Wouldn't you love to be in the room for that conversation?

It was a bizarre end to a truly bizarre race.

But, as I try to put this race into context, as I consider what this means for Fort Worth, I offer you a quote from one of the revelers there last night.

"This really means a lot to me," he said. "It's like a validation. It's like we are more open-minded here in Fort Worth than some people think. We're not a bunch of hicks. We're not that conservative."

And while it is worth noting that having an openly gay man elected to the city council is sign that Fort Worth is firmly rooted in the 21st Century, I don't think that was the most interesting development to come out of this race.

I believe that Joel Burns won this election because he was the candidate that a majority of voters in this district wanted, not because he was the gay candidate. With the exception of Silcox's unfortunate comment, Burns' sexual orientation was not an issue. He had to run this election based on his position on development, gas drilling, neighborhoods and growth.

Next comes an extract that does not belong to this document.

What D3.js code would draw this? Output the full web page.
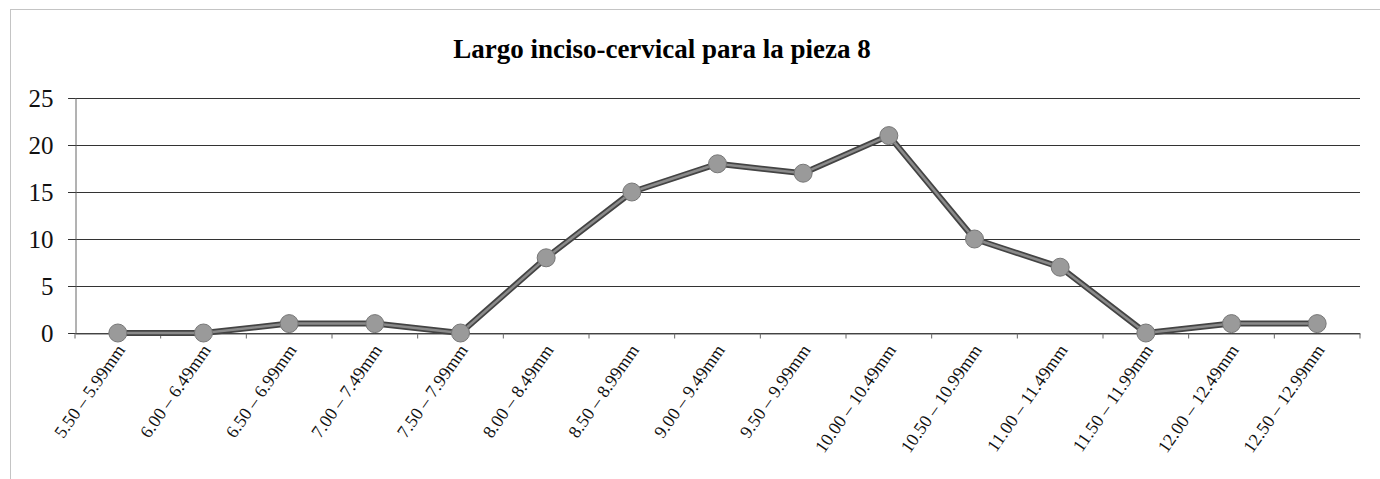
<!DOCTYPE html>
<html><head><meta charset="utf-8">
<script src="https://cdn.jsdelivr.net/npm/d3@7"></script>
<style>body{margin:0;background:#fff}svg{display:block}</style>
</head><body>
<script>
const categories = ["5.50 – 5.99mm","6.00 – 6.49mm","6.50 – 6.99mm","7.00 – 7.49mm","7.50 – 7.99mm","8.00 – 8.49mm","8.50 – 8.99mm","9.00 – 9.49mm","9.50 – 9.99mm","10.00 – 10.49mm","10.50 – 10.99mm","11.00 – 11.49mm","11.50 – 11.99mm","12.00 – 12.49mm","12.50 – 12.99mm"];
const values = [0,0,1,1,0,8,15,18,17,21,10,7,0,1,1];
const yTicks = [0,5,10,15,20,25];
const title = "Largo inciso-cervical para la pieza 8";

const W = 1380, H = 479;
const svg = d3.select("body").append("svg").attr("width", W).attr("height", H);
const serif = "'Liberation Serif','Times New Roman',serif";

// chart border (dotted)
svg.append("rect").attr("x",10.5).attr("y",9.5).attr("width",1400).attr("height",500)
  .attr("fill","none").attr("stroke","#888").attr("stroke-width",1).attr("stroke-dasharray","1,1");

const pL = 75, pR = 1360, pT = 98, pB = 333;
const x = d3.scaleBand().domain(categories).range([pL, pR]);
const y = d3.scaleLinear().domain([0,25]).range([pB, pT]);

svg.append("text").attr("x", 662).attr("y", 58).attr("text-anchor","middle")
  .attr("font-family", serif).attr("font-weight","bold").attr("font-size", 27).text(title);

// gridlines
svg.append("g").selectAll("line").data(yTicks).join("line")
  .attr("x1", pL-7).attr("x2", pR).attr("y1", d=>y(d)+0.5).attr("y2", d=>y(d)+0.5)
  .attr("stroke","#333").attr("stroke-width",1.2);

// y axis
const ya = svg.append("g").attr("transform",`translate(${pL+0.5},0)`)
  .call(d3.axisLeft(y).tickValues(yTicks).tickSize(7).tickPadding(15).tickFormat(d3.format("d")));
ya.select(".domain").attr("stroke","#666");
ya.selectAll(".tick line").attr("stroke","#333");
ya.selectAll("text").attr("font-family", serif).attr("font-size", 25).attr("fill","#111");

// x axis
const xa = svg.append("g").attr("transform",`translate(0,${pB+0.5})`)
  .call(d3.axisBottom(x).tickSize(0).tickFormat(""));
xa.select(".domain").attr("stroke","#555");
xa.selectAll(".boundary").data(d3.range(categories.length+1)).join("line")
  .attr("x1", i=>pL + i*x.step()).attr("x2", i=>pL + i*x.step())
  .attr("y1",0).attr("y2",5).attr("stroke","#666");

svg.append("g").selectAll("text").data(categories).join("text")
  .attr("transform", d=>`translate(${x(d)+x.bandwidth()/2+8},${pB+17}) rotate(-55)`)
  .attr("text-anchor","end").attr("font-family", serif).attr("font-size", 18).attr("fill","#111")
  .text(d=>d);

const cx = d=>x(d)+x.bandwidth()/2;
const line = d3.line().x((d,i)=>cx(categories[i])).y(d=>y(d));
svg.append("path").datum(values).attr("d", line).attr("fill","none")
  .attr("stroke","#444").attr("stroke-width",6).attr("stroke-linejoin","round");
svg.append("path").datum(values).attr("d", line).attr("fill","none")
  .attr("stroke","#8a8a8a").attr("stroke-width",2.5).attr("stroke-linejoin","round");

svg.append("g").selectAll("circle").data(values).join("circle")
  .attr("cx",(d,i)=>cx(categories[i])).attr("cy", d=>y(d)).attr("r", 9)
  .attr("fill","#9a9a9a").attr("stroke","#777").attr("stroke-width",1);
</script>
</body></html>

Those were the issues, not his personal life.

And that -- I think -- is progress.

So congratulations, Joel. Enjoy the moment, but remember, there is work to be done. I am hoping that you will be a strong advocate for the neighborhoods for District 9. I hope you will be a strong advocate on the gas drilling issue, as Wendy Davis has been. Good luck. We're counting on you.

3 comments:

Bernie said...

Indeed, congratulations Joel. It's funny, I held my endorsement back for quite a while because I didn't think it would have much of an effect, but Joel's final margin was just 271 votes. I got 262 on Nov 6.

Adam said...

Bernie's endorsement was one of the reasons I decided to vote for Joel.

I would have been happy with either canidate, but I am glad Joel won.

I had an argument with a friend about Joel being gay. He felt that if Joel was elected, Fort Worth would make national headlines for haveing a gay man on the city council. I told him we wouldn't because it's not a big deal to people any more. Turns out I am right :)

Steve-O said...

I agree, Adam. After all the talk about Ed Oakley during the Dallas mayoral election, I'm glad we didn't have a bunch of discussion about this either. It isn't a big deal. And you were right.